TO BE DONE: Leave out the pictures and retype only the lines from the opening line to the line that holds "(r6) at (410,257)", both ends included.

RECORDS FOR THE TASK:
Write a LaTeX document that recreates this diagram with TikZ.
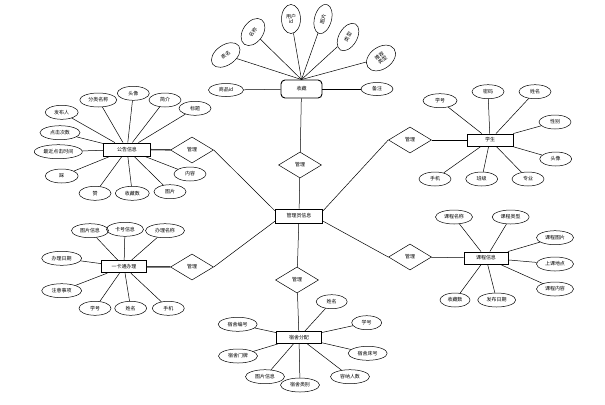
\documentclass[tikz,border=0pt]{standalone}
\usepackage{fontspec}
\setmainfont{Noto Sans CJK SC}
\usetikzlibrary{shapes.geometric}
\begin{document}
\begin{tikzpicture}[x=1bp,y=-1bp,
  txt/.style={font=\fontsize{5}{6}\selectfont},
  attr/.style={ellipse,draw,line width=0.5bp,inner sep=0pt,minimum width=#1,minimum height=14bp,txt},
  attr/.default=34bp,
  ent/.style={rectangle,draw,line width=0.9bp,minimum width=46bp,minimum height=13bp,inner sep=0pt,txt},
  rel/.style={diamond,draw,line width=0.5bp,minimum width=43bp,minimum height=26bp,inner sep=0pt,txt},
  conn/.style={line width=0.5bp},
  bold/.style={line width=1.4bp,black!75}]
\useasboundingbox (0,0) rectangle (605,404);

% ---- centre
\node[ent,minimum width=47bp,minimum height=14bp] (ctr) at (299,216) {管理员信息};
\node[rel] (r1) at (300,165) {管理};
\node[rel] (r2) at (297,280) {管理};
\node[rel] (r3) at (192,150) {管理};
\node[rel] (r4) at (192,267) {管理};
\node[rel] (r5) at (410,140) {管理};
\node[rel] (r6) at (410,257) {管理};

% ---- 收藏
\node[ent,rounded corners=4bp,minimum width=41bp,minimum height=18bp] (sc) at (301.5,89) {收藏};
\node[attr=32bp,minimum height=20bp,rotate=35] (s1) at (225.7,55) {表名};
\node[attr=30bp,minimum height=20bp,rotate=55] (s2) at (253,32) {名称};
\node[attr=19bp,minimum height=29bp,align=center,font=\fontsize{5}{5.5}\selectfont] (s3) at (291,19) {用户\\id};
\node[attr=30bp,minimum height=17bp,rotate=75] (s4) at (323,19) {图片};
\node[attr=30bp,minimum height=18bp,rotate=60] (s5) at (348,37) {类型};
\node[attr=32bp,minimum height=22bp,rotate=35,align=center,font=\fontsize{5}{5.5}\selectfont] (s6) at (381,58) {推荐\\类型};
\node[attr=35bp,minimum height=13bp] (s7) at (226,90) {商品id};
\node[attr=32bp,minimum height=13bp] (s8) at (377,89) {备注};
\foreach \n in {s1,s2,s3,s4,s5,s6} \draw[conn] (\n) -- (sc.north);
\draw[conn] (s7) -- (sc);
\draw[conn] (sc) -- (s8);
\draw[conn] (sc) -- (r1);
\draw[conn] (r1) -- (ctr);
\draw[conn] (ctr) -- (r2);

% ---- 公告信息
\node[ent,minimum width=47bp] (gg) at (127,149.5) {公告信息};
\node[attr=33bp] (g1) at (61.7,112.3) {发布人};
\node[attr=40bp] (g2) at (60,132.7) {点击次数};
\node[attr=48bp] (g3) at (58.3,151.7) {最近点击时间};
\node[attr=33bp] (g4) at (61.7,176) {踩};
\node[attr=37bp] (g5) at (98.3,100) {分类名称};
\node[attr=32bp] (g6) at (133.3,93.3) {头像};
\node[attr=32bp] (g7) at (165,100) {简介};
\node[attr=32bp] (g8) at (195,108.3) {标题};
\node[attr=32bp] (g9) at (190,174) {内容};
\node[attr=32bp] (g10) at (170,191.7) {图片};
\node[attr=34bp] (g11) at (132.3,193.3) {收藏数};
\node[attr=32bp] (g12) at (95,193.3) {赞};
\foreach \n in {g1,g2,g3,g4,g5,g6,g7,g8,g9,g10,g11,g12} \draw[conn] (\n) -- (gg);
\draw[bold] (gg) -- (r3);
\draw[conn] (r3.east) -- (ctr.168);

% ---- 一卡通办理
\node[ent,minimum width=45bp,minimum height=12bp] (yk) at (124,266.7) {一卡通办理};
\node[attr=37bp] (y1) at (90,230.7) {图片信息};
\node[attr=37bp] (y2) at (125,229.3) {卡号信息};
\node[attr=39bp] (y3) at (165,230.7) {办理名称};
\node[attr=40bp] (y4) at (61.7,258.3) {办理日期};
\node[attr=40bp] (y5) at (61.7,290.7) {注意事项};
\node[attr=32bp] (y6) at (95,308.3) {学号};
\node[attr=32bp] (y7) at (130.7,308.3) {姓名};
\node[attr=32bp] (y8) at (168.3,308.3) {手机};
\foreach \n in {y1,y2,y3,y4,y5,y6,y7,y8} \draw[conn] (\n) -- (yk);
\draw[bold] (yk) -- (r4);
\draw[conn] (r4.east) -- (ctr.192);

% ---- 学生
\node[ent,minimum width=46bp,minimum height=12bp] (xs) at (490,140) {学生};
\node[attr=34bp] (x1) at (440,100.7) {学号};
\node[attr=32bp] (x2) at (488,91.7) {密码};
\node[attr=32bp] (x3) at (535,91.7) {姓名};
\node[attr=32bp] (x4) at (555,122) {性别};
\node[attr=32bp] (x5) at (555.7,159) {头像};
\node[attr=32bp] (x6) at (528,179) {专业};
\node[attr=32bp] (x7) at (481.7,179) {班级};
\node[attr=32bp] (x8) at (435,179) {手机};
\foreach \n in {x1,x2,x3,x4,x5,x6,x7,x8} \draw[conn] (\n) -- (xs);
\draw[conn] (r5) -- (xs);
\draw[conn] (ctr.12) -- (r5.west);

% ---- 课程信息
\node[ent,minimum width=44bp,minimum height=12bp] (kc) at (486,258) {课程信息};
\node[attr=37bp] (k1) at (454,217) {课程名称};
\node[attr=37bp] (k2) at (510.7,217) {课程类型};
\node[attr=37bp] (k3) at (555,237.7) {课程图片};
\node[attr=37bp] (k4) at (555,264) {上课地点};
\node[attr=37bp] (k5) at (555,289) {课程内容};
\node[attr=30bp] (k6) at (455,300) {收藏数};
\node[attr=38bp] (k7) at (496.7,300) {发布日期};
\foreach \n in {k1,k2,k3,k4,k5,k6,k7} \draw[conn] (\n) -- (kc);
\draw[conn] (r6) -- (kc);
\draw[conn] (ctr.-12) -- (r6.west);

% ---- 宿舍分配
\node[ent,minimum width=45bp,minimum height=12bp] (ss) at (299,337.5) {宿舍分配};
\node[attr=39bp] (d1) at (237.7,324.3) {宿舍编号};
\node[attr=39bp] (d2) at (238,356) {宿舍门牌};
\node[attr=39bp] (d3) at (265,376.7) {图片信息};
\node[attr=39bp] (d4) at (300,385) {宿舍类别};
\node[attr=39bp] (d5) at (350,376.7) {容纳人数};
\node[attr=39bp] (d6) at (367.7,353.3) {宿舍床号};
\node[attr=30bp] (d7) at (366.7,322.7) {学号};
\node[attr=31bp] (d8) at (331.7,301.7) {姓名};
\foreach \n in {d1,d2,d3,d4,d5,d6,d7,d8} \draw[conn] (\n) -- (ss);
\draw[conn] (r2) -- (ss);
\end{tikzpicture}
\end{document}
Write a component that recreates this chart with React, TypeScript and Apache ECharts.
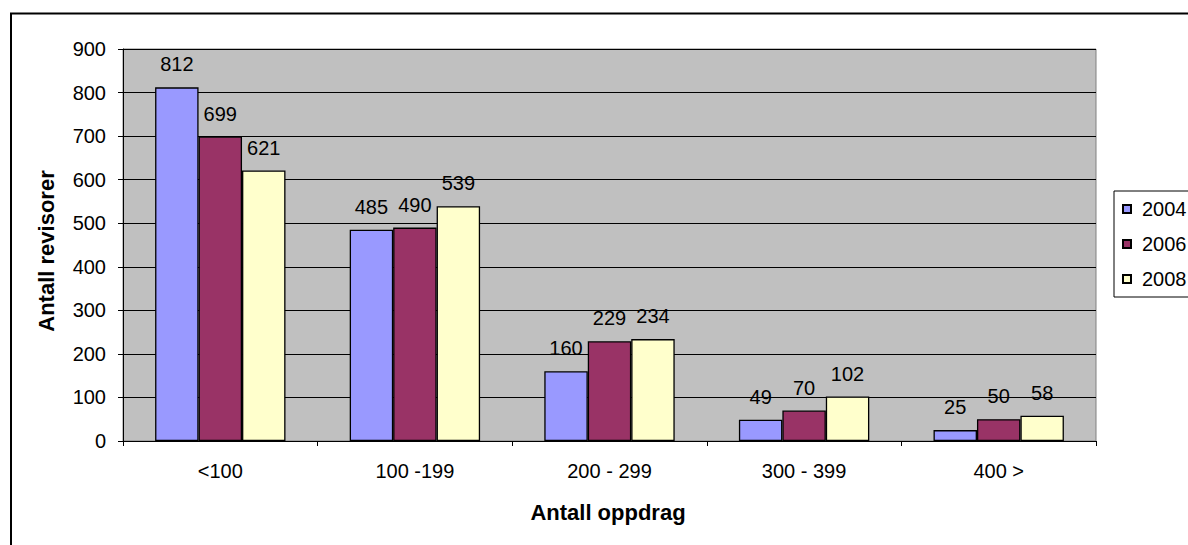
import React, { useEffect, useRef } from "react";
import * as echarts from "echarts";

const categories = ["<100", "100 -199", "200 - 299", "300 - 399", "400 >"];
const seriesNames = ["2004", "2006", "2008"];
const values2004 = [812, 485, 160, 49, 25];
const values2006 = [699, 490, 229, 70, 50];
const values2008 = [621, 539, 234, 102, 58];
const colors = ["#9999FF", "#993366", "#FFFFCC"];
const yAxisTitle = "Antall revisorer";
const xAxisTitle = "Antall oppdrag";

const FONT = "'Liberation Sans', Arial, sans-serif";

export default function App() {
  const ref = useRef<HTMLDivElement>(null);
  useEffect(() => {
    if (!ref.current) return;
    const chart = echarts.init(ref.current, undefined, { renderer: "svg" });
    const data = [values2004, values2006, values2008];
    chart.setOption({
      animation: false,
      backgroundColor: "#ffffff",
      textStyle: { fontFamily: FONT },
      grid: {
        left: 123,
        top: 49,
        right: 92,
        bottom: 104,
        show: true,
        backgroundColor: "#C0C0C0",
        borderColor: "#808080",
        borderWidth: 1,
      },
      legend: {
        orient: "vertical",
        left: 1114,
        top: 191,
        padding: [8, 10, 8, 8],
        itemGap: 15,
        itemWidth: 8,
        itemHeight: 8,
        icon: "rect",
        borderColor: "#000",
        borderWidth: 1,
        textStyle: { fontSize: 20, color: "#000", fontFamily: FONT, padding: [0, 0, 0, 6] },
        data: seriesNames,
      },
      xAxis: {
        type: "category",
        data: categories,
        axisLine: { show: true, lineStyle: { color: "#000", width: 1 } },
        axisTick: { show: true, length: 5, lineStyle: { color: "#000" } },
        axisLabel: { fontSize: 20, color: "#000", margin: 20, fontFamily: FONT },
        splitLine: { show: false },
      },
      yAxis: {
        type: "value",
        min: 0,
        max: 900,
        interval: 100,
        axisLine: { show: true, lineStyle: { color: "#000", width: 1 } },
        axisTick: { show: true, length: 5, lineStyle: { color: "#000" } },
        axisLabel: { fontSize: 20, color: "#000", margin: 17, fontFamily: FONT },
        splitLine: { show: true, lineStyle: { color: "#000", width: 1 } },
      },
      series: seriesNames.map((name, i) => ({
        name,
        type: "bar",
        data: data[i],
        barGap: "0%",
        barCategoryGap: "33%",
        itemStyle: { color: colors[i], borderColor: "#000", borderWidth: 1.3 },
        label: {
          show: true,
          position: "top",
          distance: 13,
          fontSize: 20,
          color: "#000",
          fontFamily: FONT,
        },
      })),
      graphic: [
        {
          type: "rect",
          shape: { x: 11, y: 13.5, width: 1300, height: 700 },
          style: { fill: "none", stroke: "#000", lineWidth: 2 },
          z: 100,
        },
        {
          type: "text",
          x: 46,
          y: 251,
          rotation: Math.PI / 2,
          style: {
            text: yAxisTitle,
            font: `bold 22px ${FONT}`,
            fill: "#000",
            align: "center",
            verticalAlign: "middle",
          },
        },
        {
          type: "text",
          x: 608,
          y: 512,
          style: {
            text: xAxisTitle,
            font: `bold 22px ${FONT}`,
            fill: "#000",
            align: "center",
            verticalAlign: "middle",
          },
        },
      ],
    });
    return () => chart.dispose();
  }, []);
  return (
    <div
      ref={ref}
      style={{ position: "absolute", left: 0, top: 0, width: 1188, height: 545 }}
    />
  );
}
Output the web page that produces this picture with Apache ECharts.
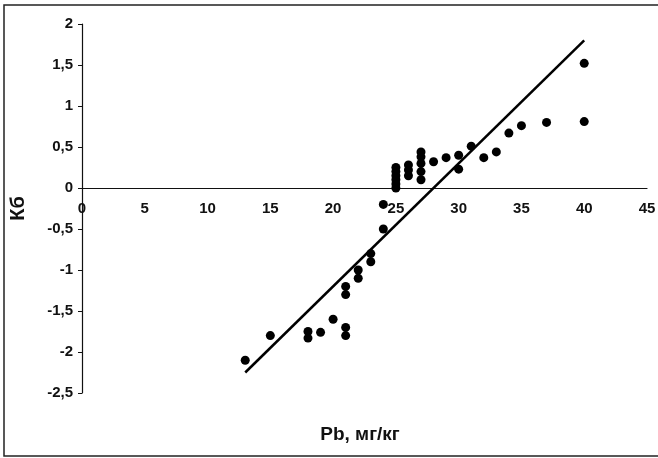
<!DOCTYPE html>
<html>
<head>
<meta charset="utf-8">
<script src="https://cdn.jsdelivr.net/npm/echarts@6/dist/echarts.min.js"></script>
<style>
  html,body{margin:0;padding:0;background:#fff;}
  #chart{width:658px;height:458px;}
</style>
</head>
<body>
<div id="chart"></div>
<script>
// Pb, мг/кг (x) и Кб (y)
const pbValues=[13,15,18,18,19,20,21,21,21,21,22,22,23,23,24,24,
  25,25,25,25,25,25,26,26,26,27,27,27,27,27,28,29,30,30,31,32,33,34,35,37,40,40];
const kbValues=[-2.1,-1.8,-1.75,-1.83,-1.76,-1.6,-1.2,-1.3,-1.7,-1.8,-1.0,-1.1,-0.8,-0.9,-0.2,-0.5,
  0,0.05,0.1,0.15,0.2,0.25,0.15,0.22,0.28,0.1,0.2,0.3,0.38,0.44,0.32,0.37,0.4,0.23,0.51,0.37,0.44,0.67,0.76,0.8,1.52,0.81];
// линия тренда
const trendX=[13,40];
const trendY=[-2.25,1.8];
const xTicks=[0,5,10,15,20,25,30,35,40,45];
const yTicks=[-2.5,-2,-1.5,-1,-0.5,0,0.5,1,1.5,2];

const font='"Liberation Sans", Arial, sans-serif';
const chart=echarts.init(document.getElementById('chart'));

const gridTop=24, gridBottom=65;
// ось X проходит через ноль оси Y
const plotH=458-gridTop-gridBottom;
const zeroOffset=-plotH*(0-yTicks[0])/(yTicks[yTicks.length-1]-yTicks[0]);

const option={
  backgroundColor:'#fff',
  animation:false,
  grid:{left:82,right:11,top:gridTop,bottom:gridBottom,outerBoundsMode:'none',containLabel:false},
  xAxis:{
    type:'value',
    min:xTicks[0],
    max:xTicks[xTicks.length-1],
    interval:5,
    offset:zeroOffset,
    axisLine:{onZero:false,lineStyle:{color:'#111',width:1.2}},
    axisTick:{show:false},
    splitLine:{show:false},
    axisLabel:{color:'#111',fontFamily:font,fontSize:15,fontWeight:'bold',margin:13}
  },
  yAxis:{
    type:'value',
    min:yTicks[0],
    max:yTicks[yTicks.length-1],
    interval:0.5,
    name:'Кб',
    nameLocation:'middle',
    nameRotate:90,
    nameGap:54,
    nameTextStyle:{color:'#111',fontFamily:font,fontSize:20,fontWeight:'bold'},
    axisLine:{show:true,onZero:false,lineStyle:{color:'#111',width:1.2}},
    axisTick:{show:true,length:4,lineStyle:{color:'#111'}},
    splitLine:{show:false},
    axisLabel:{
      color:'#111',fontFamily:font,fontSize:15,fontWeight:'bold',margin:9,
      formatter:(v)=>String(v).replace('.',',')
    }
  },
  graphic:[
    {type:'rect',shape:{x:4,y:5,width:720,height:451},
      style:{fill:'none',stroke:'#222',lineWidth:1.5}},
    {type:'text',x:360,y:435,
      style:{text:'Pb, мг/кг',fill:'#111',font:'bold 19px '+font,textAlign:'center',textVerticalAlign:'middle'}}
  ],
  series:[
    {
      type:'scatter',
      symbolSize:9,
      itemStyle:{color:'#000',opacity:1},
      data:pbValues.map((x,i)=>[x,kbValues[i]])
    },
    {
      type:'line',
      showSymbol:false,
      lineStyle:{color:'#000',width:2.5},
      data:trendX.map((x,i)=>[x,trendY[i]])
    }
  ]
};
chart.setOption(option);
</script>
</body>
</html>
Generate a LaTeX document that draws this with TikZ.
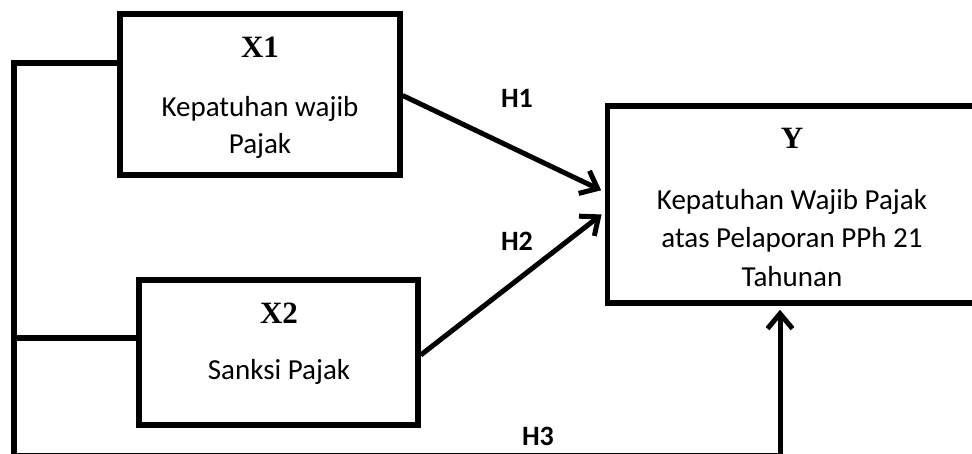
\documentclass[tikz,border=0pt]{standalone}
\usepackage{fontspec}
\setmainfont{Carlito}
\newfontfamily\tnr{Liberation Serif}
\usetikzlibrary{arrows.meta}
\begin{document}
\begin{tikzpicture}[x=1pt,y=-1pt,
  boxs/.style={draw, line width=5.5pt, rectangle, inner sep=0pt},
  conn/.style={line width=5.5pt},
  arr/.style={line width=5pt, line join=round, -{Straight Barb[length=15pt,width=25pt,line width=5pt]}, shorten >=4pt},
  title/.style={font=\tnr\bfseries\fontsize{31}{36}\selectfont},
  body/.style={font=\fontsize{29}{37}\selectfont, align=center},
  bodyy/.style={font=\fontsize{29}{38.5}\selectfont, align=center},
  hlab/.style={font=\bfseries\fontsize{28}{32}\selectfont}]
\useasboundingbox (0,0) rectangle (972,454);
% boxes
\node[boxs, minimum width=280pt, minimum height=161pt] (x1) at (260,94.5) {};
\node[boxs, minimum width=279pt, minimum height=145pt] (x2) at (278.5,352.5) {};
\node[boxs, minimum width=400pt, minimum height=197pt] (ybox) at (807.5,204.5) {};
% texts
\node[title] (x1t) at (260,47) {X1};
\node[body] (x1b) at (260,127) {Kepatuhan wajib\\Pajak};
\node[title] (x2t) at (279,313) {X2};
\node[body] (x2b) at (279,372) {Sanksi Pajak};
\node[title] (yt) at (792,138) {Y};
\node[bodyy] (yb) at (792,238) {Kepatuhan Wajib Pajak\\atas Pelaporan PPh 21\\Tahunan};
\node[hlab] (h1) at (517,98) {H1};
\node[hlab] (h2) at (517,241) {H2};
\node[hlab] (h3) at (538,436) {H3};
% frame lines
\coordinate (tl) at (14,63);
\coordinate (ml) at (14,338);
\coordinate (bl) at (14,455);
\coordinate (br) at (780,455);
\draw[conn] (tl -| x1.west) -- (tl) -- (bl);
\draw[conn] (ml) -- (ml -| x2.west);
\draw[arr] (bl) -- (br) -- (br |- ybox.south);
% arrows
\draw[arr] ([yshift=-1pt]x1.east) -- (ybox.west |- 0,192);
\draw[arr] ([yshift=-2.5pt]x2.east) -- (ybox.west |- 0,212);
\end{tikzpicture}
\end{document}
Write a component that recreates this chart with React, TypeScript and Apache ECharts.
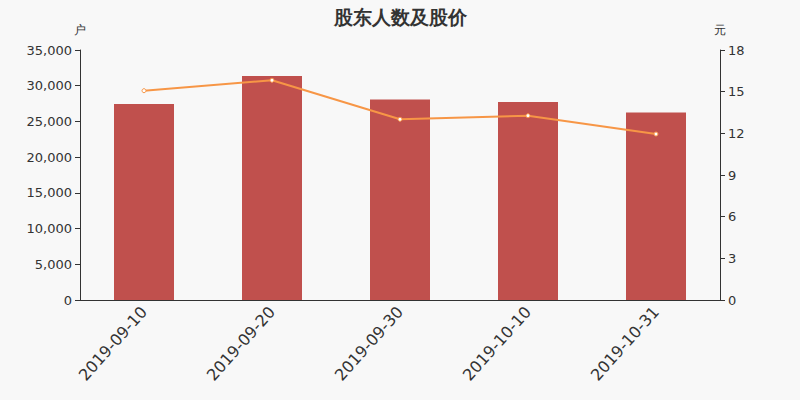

TASK ANSWER:
Write a LaTeX document that recreates this diagram with TikZ.
\documentclass[tikz,border=0pt]{standalone}
\usepackage{fontspec}
\setmainfont{Noto Sans CJK SC}
\usetikzlibrary{shapes.geometric}
\begin{document}
\begin{tikzpicture}[x=1bp,y=-1bp,
  txt/.style={font=\fontsize{5}{6}\selectfont},
  attr/.style={ellipse,draw,line width=0.5bp,inner sep=0pt,minimum width=#1,minimum height=14bp,txt},
  attr/.default=34bp,
  ent/.style={rectangle,draw,line width=0.9bp,minimum width=46bp,minimum height=13bp,inner sep=0pt,txt},
  rel/.style={diamond,draw,line width=0.5bp,minimum width=43bp,minimum height=26bp,inner sep=0pt,txt},
  conn/.style={line width=0.5bp},
  bold/.style={line width=1.4bp,black!75}]
\useasboundingbox (0,0) rectangle (605,404);

% ---- centre
\node[ent,minimum width=47bp,minimum height=14bp] (ctr) at (299,216) {管理员信息};
\node[rel] (r1) at (300,165) {管理};
\node[rel] (r2) at (297,280) {管理};
\node[rel] (r3) at (192,150) {管理};
\node[rel] (r4) at (192,267) {管理};
\node[rel] (r5) at (410,140) {管理};
\node[rel] (r6) at (410,257) {管理};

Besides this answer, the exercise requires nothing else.